[Source code of charts]

◇ ◇ ◇ ◇ ◇ ◇ ◇

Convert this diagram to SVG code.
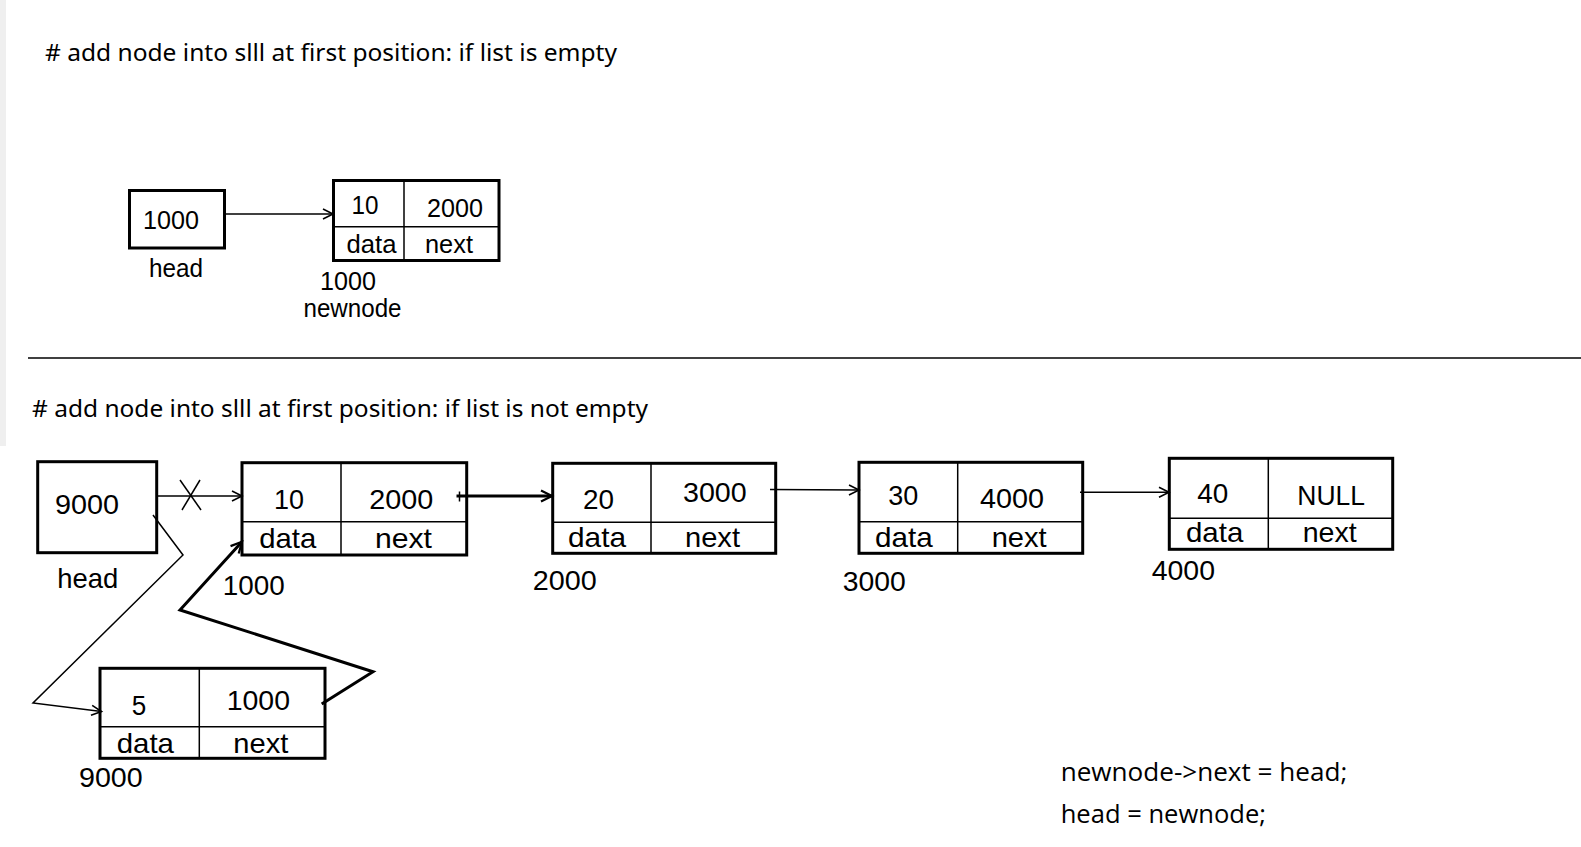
<svg xmlns="http://www.w3.org/2000/svg" width="1581" height="847" viewBox="0 0 1581 847">
<style>
text{font-family:"Liberation Sans",Arial,sans-serif;fill:#000}
.t{font-family:"Noto Sans","Liberation Sans",sans-serif;font-size:24px}
.s{font-size:25px}
.b{font-size:28px}
.code{font-family:"Open Sans","Liberation Sans",sans-serif;font-size:26px}
.box{fill:#fff;stroke:#000;stroke-width:3}
.div{stroke:#000;stroke-width:1.5;fill:none}
.thin{stroke:#000;stroke-width:1.5;fill:none}
.thick{stroke:#000;stroke-width:3;fill:none}
</style>
<defs>
<marker id="ah" markerUnits="userSpaceOnUse" markerWidth="14" markerHeight="14" viewBox="0 0 14 14" refX="12" refY="7" orient="auto">
<path d="M2,2 L12,7 L2,12" fill="none" stroke="#000" stroke-width="1.6"/>
</marker>
<marker id="ahb" markerUnits="userSpaceOnUse" markerWidth="16" markerHeight="16" viewBox="0 0 16 16" refX="13" refY="8" orient="auto">
<path d="M2,2.5 L13,8 L2,13.5" fill="none" stroke="#000" stroke-width="2.2"/>
</marker>
</defs>
<rect x="0" y="0" width="1581" height="847" fill="#fff"/>
<rect x="0" y="0" width="6" height="446" fill="#efefef"/>

<text class="t" x="45" y="61" textLength="572" lengthAdjust="spacingAndGlyphs"># add node into slll at first position: if list is empty</text>
<line x1="28" y1="358" x2="1581" y2="358" stroke="#000" stroke-width="1.5"/>
<text class="t" x="32" y="417" textLength="616" lengthAdjust="spacingAndGlyphs"># add node into slll at first position: if list is not empty</text>

<g id="head-top">
<rect class="box" x="129.5" y="190.5" width="95" height="57.5"/>
<text class="s" x="143" y="228.5" textLength="56" lengthAdjust="spacingAndGlyphs">1000</text>
<text class="s" x="149" y="276.5" textLength="54" lengthAdjust="spacingAndGlyphs">head</text>
</g>
<g id="newnode-top">
<rect class="box" x="333.5" y="180.5" width="165.5" height="80"/>
<line class="div" x1="404" y1="180.5" x2="404" y2="260.5"/>
<line class="div" x1="333.5" y1="226.7" x2="499" y2="226.7"/>
<text class="s" x="351.5" y="213.5" textLength="27" lengthAdjust="spacingAndGlyphs">10</text>
<text class="s" x="427" y="216.5" textLength="56" lengthAdjust="spacingAndGlyphs">2000</text>
<text class="s" x="346.5" y="252.5" textLength="50" lengthAdjust="spacingAndGlyphs">data</text>
<text class="s" x="425" y="252.5" textLength="48" lengthAdjust="spacingAndGlyphs">next</text>
<text class="s" x="320" y="289.5" textLength="56" lengthAdjust="spacingAndGlyphs">1000</text>
<text class="s" x="303.5" y="317" textLength="98" lengthAdjust="spacingAndGlyphs">newnode</text>
</g>

<g id="head">
<rect class="box" x="37.7" y="461.7" width="119" height="91"/>
<text class="b" x="55" y="514" textLength="64" lengthAdjust="spacingAndGlyphs">9000</text>
<text class="b" x="57.3" y="588" textLength="61" lengthAdjust="spacingAndGlyphs">head</text>
</g>
<g id="node10">
<rect class="box" x="242" y="462.7" width="224.7" height="92.3"/>
<line class="div" x1="341" y1="462.7" x2="341" y2="555"/>
<line class="div" x1="242" y1="521.7" x2="466.7" y2="521.7"/>
<text class="b" x="274" y="508.8" textLength="30" lengthAdjust="spacingAndGlyphs">10</text>
<text class="b" x="369.3" y="508.8" textLength="64" lengthAdjust="spacingAndGlyphs">2000</text>
<text class="b" x="259.3" y="548" textLength="57" lengthAdjust="spacingAndGlyphs">data</text>
<text class="b" x="375" y="548" textLength="57" lengthAdjust="spacingAndGlyphs">next</text>
<text class="b" x="222.7" y="594.5" textLength="62" lengthAdjust="spacingAndGlyphs">1000</text>
</g>
<g id="node20">
<rect class="box" x="552.7" y="463.3" width="223" height="90"/>
<line class="div" x1="651" y1="463.3" x2="651" y2="553.3"/>
<line class="div" x1="552.7" y1="522.3" x2="775.7" y2="522.3"/>
<text class="b" x="583" y="508.8" textLength="31" lengthAdjust="spacingAndGlyphs">20</text>
<text class="b" x="683" y="502.2" textLength="63.7" lengthAdjust="spacingAndGlyphs">3000</text>
<text class="b" x="568" y="546.5" textLength="58" lengthAdjust="spacingAndGlyphs">data</text>
<text class="b" x="685" y="546.5" textLength="55" lengthAdjust="spacingAndGlyphs">next</text>
<text class="b" x="532.7" y="589.5" textLength="64" lengthAdjust="spacingAndGlyphs">2000</text>
</g>
<g id="node30">
<rect class="box" x="859" y="462.3" width="223.7" height="91"/>
<line class="div" x1="957.7" y1="462.3" x2="957.7" y2="553.3"/>
<line class="div" x1="859" y1="521.7" x2="1082.7" y2="521.7"/>
<text class="b" x="888.3" y="504.8" textLength="30" lengthAdjust="spacingAndGlyphs">30</text>
<text class="b" x="980" y="508.2" textLength="64" lengthAdjust="spacingAndGlyphs">4000</text>
<text class="b" x="875" y="546.5" textLength="57.7" lengthAdjust="spacingAndGlyphs">data</text>
<text class="b" x="991.7" y="546.5" textLength="55" lengthAdjust="spacingAndGlyphs">next</text>
<text class="b" x="842.7" y="590.5" textLength="63" lengthAdjust="spacingAndGlyphs">3000</text>
</g>
<g id="node40">
<rect class="box" x="1169.3" y="458.3" width="223.4" height="91"/>
<line class="div" x1="1268.3" y1="458.3" x2="1268.3" y2="549.3"/>
<line class="div" x1="1169.3" y1="518.3" x2="1392.7" y2="518.3"/>
<text class="b" x="1197.3" y="503.2" textLength="31" lengthAdjust="spacingAndGlyphs">40</text>
<text class="b" x="1297.3" y="504.8" textLength="67.7" lengthAdjust="spacingAndGlyphs">NULL</text>
<text class="b" x="1186" y="541.5" textLength="57.3" lengthAdjust="spacingAndGlyphs">data</text>
<text class="b" x="1302.7" y="541.5" textLength="54" lengthAdjust="spacingAndGlyphs">next</text>
<text class="b" x="1151.7" y="579.8" textLength="63.3" lengthAdjust="spacingAndGlyphs">4000</text>
</g>
<g id="node5">
<rect class="box" x="100" y="668.3" width="225" height="90"/>
<line class="div" x1="199.3" y1="668.3" x2="199.3" y2="758.3"/>
<line class="div" x1="100" y1="726.7" x2="325" y2="726.7"/>
<text class="b" x="131.7" y="714.5" textLength="14.5" lengthAdjust="spacingAndGlyphs">5</text>
<text class="b" x="226.7" y="709.8" textLength="63.3" lengthAdjust="spacingAndGlyphs">1000</text>
<text class="b" x="116.7" y="752.5" textLength="57.3" lengthAdjust="spacingAndGlyphs">data</text>
<text class="b" x="233.3" y="752.5" textLength="55" lengthAdjust="spacingAndGlyphs">next</text>
<text class="b" x="79" y="787.3" textLength="63.7" lengthAdjust="spacingAndGlyphs">9000</text>
</g>

<g id="connectors">
<line class="thin" x1="224" y1="214" x2="333" y2="214" marker-end="url(#ah)"/>
<line class="thin" x1="157" y1="496" x2="242" y2="496" marker-end="url(#ah)"/>
<line class="thin" x1="180" y1="480" x2="201" y2="510"/>
<line class="thin" x1="182" y1="510" x2="200" y2="480"/>
<line class="thin" x1="459.5" y1="491.5" x2="459.5" y2="501.5"/>
<line class="thick" x1="456.5" y1="496" x2="552" y2="496" marker-end="url(#ahb)"/>
<line class="thin" x1="770" y1="489.5" x2="859" y2="490" marker-end="url(#ah)"/>
<line class="thin" x1="1080" y1="492.3" x2="1169" y2="492.3" marker-end="url(#ah)"/>
<polyline class="thin" points="153,515 183,555 33,703 101.5,711.5" marker-end="url(#ah)"/>
<polyline class="thick" points="321.7,704 373,671.7 180,610 242,541.7" stroke-linejoin="miter" marker-end="url(#ahb)"/>
</g>

<text class="code" x="1060.7" y="781" textLength="286.6" lengthAdjust="spacingAndGlyphs">newnode-&gt;next = head;</text>
<text class="code" x="1060.7" y="823" textLength="205.3" lengthAdjust="spacingAndGlyphs">head = newnode;</text>
</svg>
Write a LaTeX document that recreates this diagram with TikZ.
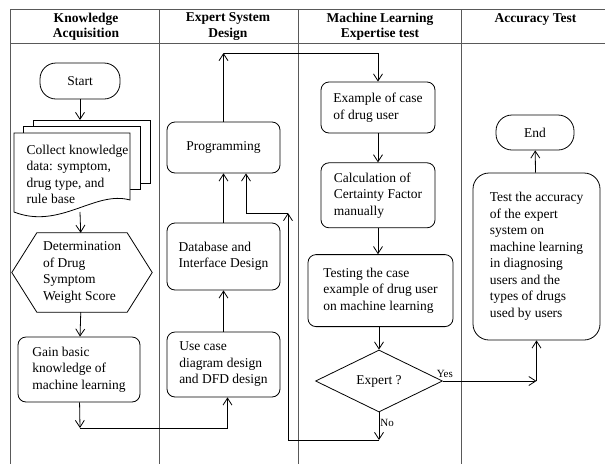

◇ ◇ ◇ ◇ ◇ ◇ ◇

— PROMPT —
Repeat, with no pictures, each line from the beginning of the data through the line containing "is not empty</text>", inclusive.

— CORRECT ANSWER —
Convert this diagram to SVG code.
<svg xmlns="http://www.w3.org/2000/svg" width="1581" height="847" viewBox="0 0 1581 847">
<style>
text{font-family:"Liberation Sans",Arial,sans-serif;fill:#000}
.t{font-family:"Noto Sans","Liberation Sans",sans-serif;font-size:24px}
.s{font-size:25px}
.b{font-size:28px}
.code{font-family:"Open Sans","Liberation Sans",sans-serif;font-size:26px}
.box{fill:#fff;stroke:#000;stroke-width:3}
.div{stroke:#000;stroke-width:1.5;fill:none}
.thin{stroke:#000;stroke-width:1.5;fill:none}
.thick{stroke:#000;stroke-width:3;fill:none}
</style>
<defs>
<marker id="ah" markerUnits="userSpaceOnUse" markerWidth="14" markerHeight="14" viewBox="0 0 14 14" refX="12" refY="7" orient="auto">
<path d="M2,2 L12,7 L2,12" fill="none" stroke="#000" stroke-width="1.6"/>
</marker>
<marker id="ahb" markerUnits="userSpaceOnUse" markerWidth="16" markerHeight="16" viewBox="0 0 16 16" refX="13" refY="8" orient="auto">
<path d="M2,2.5 L13,8 L2,13.5" fill="none" stroke="#000" stroke-width="2.2"/>
</marker>
</defs>
<rect x="0" y="0" width="1581" height="847" fill="#fff"/>
<rect x="0" y="0" width="6" height="446" fill="#efefef"/>

<text class="t" x="45" y="61" textLength="572" lengthAdjust="spacingAndGlyphs"># add node into slll at first position: if list is empty</text>
<line x1="28" y1="358" x2="1581" y2="358" stroke="#000" stroke-width="1.5"/>
<text class="t" x="32" y="417" textLength="616" lengthAdjust="spacingAndGlyphs"># add node into slll at first position: if list is not empty</text>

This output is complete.